Paris Hilton has become an advocate for teens placed in congregate-care facilities by their parents. She shared her own story of abuse and trauma as a rebellious teen in the documentary, This Is Paris.

In a Washington Post op-ed, she pushed President Joe Biden and Congress to take action. "When I was 16 years old, I was awakened one night by two men with handcuffs. They asked if I wanted to go ‘the easy way or the hard way’ before carrying me from my home as I screamed for help," she began. "I had no idea why or where I was being taken against my will. I soon learned I was being sent to hell."

The 40-year-old revealed she was subjected to a "parent-approved kidnapping" and noted that it is a widespread practice across the United States. Hilton said her parents "fell for the misleading marketing of the ‘troubled teen industry’" while they were searching for solutions to her "rebellious behavior."

"I was choked, slapped across the face, spied on while showering and deprived of sleep," she alleged. "I was called vulgar names and forced to take medication without a diagnosis. At one Utah facility, I was locked in solitary confinement in a room where the walls were covered in scratch marks and blood stains."

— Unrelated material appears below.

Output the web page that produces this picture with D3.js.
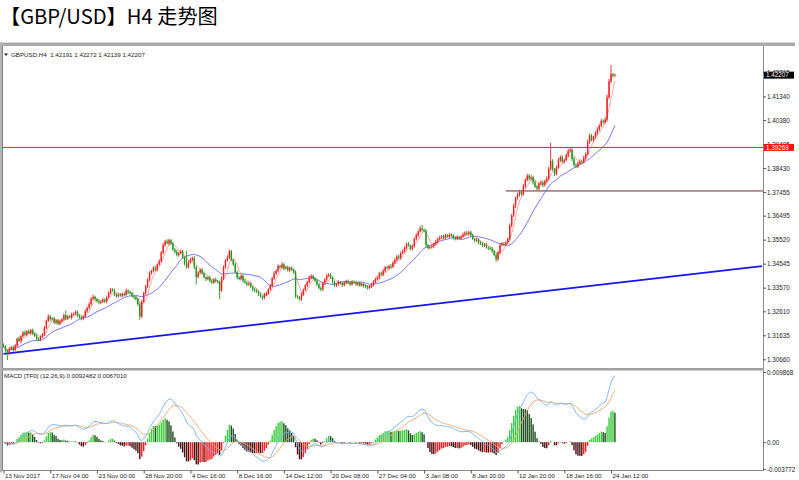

She continued: "The last time the federal government looked seriously at problems with congregate care was the 2008 Government Accountability Office report ‘Residential Programs: Selected Cases of Death, Abuse, and Deceptive Marketing.’ Despite its finding that ‘ineffective management and operating practices, in addition to untrained staff, contributed to the death and abuse of youth,’ there are still no federal reporting requirements governing congregate-care facilities in non-Medicaid-funded psychiatric residential treatment facilities." 

Hilton mentioned the death of Cornelius Frederick, 16, in a Michigan facility, in what was deemed a homicide. 

"Congress and President Biden need to enact a basic federal ‘bill of rights’ for youths in congregate care. Every child placed in these facilities should have a right to a safe, humane environment, free from threats and practices of solitary confinement, and physical or chemical restraint at the whim of staff," she wrote. "Had such rights existed and been enforced, I and countless other survivors could have been spared the abuse and trauma that have haunted us into adulthood."

"Ensuring that children, including at-risk children, are safe from institutional abuse, neglect and coercion isn’t a Republican or Democratic issue — it’s a basic human rights issue that requires immediate action. Those in power have an obligation to protect the powerless," Hilton wrote.